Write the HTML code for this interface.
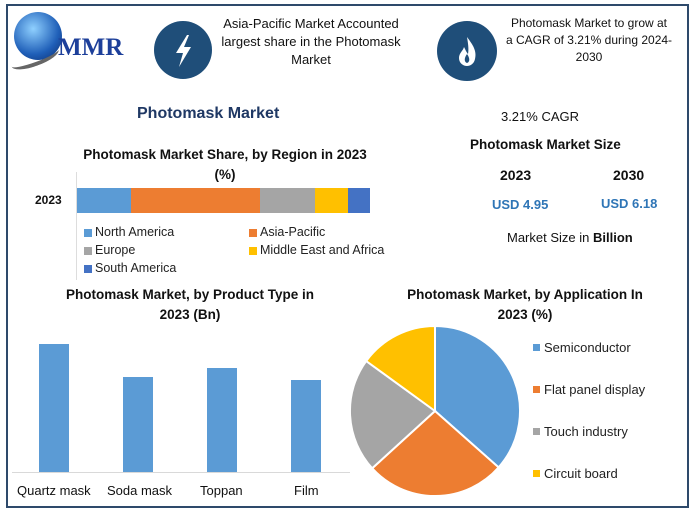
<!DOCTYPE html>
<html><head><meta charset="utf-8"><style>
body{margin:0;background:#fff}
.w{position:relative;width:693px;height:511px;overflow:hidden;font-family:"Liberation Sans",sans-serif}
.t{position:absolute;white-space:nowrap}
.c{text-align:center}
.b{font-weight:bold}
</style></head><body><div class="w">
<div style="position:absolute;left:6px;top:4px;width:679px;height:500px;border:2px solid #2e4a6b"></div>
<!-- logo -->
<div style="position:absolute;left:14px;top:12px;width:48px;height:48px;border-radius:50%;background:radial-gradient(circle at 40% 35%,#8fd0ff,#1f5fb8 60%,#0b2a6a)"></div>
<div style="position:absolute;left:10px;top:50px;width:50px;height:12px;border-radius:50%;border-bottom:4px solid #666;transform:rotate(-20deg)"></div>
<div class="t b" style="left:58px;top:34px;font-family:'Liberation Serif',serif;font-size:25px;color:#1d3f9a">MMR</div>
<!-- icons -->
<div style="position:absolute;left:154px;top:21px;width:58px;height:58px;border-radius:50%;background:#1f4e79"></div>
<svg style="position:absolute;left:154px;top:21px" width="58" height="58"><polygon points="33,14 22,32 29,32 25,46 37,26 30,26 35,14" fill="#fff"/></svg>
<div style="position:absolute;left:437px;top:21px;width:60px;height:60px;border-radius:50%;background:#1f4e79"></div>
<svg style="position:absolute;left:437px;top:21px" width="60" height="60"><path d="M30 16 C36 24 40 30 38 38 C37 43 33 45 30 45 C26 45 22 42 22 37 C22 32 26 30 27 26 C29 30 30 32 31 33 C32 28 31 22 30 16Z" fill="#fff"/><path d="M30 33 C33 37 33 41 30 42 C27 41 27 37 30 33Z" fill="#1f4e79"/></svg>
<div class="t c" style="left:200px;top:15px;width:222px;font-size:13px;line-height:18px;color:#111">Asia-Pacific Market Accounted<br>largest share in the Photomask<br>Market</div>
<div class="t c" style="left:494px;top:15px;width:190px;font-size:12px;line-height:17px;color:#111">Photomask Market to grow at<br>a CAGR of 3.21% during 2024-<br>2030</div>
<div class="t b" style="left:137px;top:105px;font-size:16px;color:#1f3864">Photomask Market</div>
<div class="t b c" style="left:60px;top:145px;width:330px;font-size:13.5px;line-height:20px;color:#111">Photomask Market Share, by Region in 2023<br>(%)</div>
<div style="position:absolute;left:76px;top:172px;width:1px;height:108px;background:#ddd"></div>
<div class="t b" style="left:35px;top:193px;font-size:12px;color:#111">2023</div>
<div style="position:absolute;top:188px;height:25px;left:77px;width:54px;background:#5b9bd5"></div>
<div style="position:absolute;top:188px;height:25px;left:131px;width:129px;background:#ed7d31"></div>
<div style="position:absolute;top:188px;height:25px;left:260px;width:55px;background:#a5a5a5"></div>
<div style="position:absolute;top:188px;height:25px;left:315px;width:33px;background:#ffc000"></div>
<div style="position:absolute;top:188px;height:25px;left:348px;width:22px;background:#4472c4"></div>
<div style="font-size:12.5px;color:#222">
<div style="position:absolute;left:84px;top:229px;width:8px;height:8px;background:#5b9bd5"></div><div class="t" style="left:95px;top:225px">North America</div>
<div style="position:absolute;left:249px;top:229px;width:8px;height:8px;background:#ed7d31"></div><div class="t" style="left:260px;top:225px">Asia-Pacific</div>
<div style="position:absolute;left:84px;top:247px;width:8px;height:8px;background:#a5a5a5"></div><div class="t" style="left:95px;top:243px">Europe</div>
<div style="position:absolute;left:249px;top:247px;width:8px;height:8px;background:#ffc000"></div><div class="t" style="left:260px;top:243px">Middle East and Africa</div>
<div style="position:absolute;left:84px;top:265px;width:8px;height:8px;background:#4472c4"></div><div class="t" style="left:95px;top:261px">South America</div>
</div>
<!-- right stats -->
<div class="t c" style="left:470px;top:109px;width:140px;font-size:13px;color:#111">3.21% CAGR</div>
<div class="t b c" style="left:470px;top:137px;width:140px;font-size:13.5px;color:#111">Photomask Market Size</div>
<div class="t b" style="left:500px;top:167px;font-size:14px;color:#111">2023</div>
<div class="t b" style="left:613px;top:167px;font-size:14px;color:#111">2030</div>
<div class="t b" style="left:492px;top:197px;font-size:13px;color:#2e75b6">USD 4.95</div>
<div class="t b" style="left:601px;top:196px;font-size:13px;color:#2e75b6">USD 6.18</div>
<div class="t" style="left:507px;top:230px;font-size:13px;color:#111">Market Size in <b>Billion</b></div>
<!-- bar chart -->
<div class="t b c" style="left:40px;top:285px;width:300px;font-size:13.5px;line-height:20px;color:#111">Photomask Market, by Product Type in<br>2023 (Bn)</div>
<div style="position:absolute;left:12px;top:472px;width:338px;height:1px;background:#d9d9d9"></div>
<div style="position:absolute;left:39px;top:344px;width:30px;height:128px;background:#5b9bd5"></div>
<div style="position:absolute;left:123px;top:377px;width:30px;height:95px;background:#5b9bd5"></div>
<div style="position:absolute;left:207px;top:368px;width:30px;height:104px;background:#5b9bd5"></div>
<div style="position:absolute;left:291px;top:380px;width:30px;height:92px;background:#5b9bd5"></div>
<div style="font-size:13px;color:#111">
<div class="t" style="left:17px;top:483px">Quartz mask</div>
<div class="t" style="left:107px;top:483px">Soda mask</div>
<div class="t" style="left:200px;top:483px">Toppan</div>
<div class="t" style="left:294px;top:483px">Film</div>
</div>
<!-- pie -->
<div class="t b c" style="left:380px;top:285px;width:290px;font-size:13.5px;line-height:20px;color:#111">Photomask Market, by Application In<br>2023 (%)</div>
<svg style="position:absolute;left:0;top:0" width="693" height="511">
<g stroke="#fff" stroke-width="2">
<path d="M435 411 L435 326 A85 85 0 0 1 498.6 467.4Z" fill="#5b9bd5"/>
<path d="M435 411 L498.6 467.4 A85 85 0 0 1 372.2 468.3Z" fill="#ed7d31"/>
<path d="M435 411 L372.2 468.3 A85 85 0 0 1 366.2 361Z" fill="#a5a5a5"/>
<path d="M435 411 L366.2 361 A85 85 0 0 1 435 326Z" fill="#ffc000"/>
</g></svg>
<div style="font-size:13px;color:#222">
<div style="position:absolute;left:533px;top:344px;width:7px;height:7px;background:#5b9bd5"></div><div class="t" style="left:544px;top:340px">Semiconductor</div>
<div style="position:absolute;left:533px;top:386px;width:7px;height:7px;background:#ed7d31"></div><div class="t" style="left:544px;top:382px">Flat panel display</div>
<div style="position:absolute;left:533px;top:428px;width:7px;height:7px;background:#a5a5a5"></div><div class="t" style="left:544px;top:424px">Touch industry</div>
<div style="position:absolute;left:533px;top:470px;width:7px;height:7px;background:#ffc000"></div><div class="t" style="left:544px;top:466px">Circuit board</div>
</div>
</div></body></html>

What you are asked to do
Repeat the data exactly, without the pictures.

Solution for this task
Write the HTML code for this interface.
<!DOCTYPE html>
<html><head><meta charset="utf-8"><style>
body{margin:0;background:#fff}
.w{position:relative;width:693px;height:511px;overflow:hidden;font-family:"Liberation Sans",sans-serif}
.t{position:absolute;white-space:nowrap}
.c{text-align:center}
.b{font-weight:bold}
</style></head><body><div class="w">
<div style="position:absolute;left:6px;top:4px;width:679px;height:500px;border:2px solid #2e4a6b"></div>
<!-- logo -->
<div style="position:absolute;left:14px;top:12px;width:48px;height:48px;border-radius:50%;background:radial-gradient(circle at 40% 35%,#8fd0ff,#1f5fb8 60%,#0b2a6a)"></div>
<div style="position:absolute;left:10px;top:50px;width:50px;height:12px;border-radius:50%;border-bottom:4px solid #666;transform:rotate(-20deg)"></div>
<div class="t b" style="left:58px;top:34px;font-family:'Liberation Serif',serif;font-size:25px;color:#1d3f9a">MMR</div>
<!-- icons -->
<div style="position:absolute;left:154px;top:21px;width:58px;height:58px;border-radius:50%;background:#1f4e79"></div>
<svg style="position:absolute;left:154px;top:21px" width="58" height="58"><polygon points="33,14 22,32 29,32 25,46 37,26 30,26 35,14" fill="#fff"/></svg>
<div style="position:absolute;left:437px;top:21px;width:60px;height:60px;border-radius:50%;background:#1f4e79"></div>
<svg style="position:absolute;left:437px;top:21px" width="60" height="60"><path d="M30 16 C36 24 40 30 38 38 C37 43 33 45 30 45 C26 45 22 42 22 37 C22 32 26 30 27 26 C29 30 30 32 31 33 C32 28 31 22 30 16Z" fill="#fff"/><path d="M30 33 C33 37 33 41 30 42 C27 41 27 37 30 33Z" fill="#1f4e79"/></svg>
<div class="t c" style="left:200px;top:15px;width:222px;font-size:13px;line-height:18px;color:#111">Asia-Pacific Market Accounted<br>largest share in the Photomask<br>Market</div>
<div class="t c" style="left:494px;top:15px;width:190px;font-size:12px;line-height:17px;color:#111">Photomask Market to grow at<br>a CAGR of 3.21% during 2024-<br>2030</div>
<div class="t b" style="left:137px;top:105px;font-size:16px;color:#1f3864">Photomask Market</div>
<div class="t b c" style="left:60px;top:145px;width:330px;font-size:13.5px;line-height:20px;color:#111">Photomask Market Share, by Region in 2023<br>(%)</div>
<div style="position:absolute;left:76px;top:172px;width:1px;height:108px;background:#ddd"></div>
<div class="t b" style="left:35px;top:193px;font-size:12px;color:#111">2023</div>
<div style="position:absolute;top:188px;height:25px;left:77px;width:54px;background:#5b9bd5"></div>
<div style="position:absolute;top:188px;height:25px;left:131px;width:129px;background:#ed7d31"></div>
<div style="position:absolute;top:188px;height:25px;left:260px;width:55px;background:#a5a5a5"></div>
<div style="position:absolute;top:188px;height:25px;left:315px;width:33px;background:#ffc000"></div>
<div style="position:absolute;top:188px;height:25px;left:348px;width:22px;background:#4472c4"></div>
<div style="font-size:12.5px;color:#222">
<div style="position:absolute;left:84px;top:229px;width:8px;height:8px;background:#5b9bd5"></div><div class="t" style="left:95px;top:225px">North America</div>
<div style="position:absolute;left:249px;top:229px;width:8px;height:8px;background:#ed7d31"></div><div class="t" style="left:260px;top:225px">Asia-Pacific</div>
<div style="position:absolute;left:84px;top:247px;width:8px;height:8px;background:#a5a5a5"></div><div class="t" style="left:95px;top:243px">Europe</div>
<div style="position:absolute;left:249px;top:247px;width:8px;height:8px;background:#ffc000"></div><div class="t" style="left:260px;top:243px">Middle East and Africa</div>
<div style="position:absolute;left:84px;top:265px;width:8px;height:8px;background:#4472c4"></div><div class="t" style="left:95px;top:261px">South America</div>
</div>
<!-- right stats -->
<div class="t c" style="left:470px;top:109px;width:140px;font-size:13px;color:#111">3.21% CAGR</div>
<div class="t b c" style="left:470px;top:137px;width:140px;font-size:13.5px;color:#111">Photomask Market Size</div>
<div class="t b" style="left:500px;top:167px;font-size:14px;color:#111">2023</div>
<div class="t b" style="left:613px;top:167px;font-size:14px;color:#111">2030</div>
<div class="t b" style="left:492px;top:197px;font-size:13px;color:#2e75b6">USD 4.95</div>
<div class="t b" style="left:601px;top:196px;font-size:13px;color:#2e75b6">USD 6.18</div>
<div class="t" style="left:507px;top:230px;font-size:13px;color:#111">Market Size in <b>Billion</b></div>
<!-- bar chart -->
<div class="t b c" style="left:40px;top:285px;width:300px;font-size:13.5px;line-height:20px;color:#111">Photomask Market, by Product Type in<br>2023 (Bn)</div>
<div style="position:absolute;left:12px;top:472px;width:338px;height:1px;background:#d9d9d9"></div>
<div style="position:absolute;left:39px;top:344px;width:30px;height:128px;background:#5b9bd5"></div>
<div style="position:absolute;left:123px;top:377px;width:30px;height:95px;background:#5b9bd5"></div>
<div style="position:absolute;left:207px;top:368px;width:30px;height:104px;background:#5b9bd5"></div>
<div style="position:absolute;left:291px;top:380px;width:30px;height:92px;background:#5b9bd5"></div>
<div style="font-size:13px;color:#111">
<div class="t" style="left:17px;top:483px">Quartz mask</div>
<div class="t" style="left:107px;top:483px">Soda mask</div>
<div class="t" style="left:200px;top:483px">Toppan</div>
<div class="t" style="left:294px;top:483px">Film</div>
</div>
<!-- pie -->
<div class="t b c" style="left:380px;top:285px;width:290px;font-size:13.5px;line-height:20px;color:#111">Photomask Market, by Application In<br>2023 (%)</div>
<svg style="position:absolute;left:0;top:0" width="693" height="511">
<g stroke="#fff" stroke-width="2">
<path d="M435 411 L435 326 A85 85 0 0 1 498.6 467.4Z" fill="#5b9bd5"/>
<path d="M435 411 L498.6 467.4 A85 85 0 0 1 372.2 468.3Z" fill="#ed7d31"/>
<path d="M435 411 L372.2 468.3 A85 85 0 0 1 366.2 361Z" fill="#a5a5a5"/>
<path d="M435 411 L366.2 361 A85 85 0 0 1 435 326Z" fill="#ffc000"/>
</g></svg>
<div style="font-size:13px;color:#222">
<div style="position:absolute;left:533px;top:344px;width:7px;height:7px;background:#5b9bd5"></div><div class="t" style="left:544px;top:340px">Semiconductor</div>
<div style="position:absolute;left:533px;top:386px;width:7px;height:7px;background:#ed7d31"></div><div class="t" style="left:544px;top:382px">Flat panel display</div>
<div style="position:absolute;left:533px;top:428px;width:7px;height:7px;background:#a5a5a5"></div><div class="t" style="left:544px;top:424px">Touch industry</div>
<div style="position:absolute;left:533px;top:470px;width:7px;height:7px;background:#ffc000"></div><div class="t" style="left:544px;top:466px">Circuit board</div>
</div>
</div></body></html>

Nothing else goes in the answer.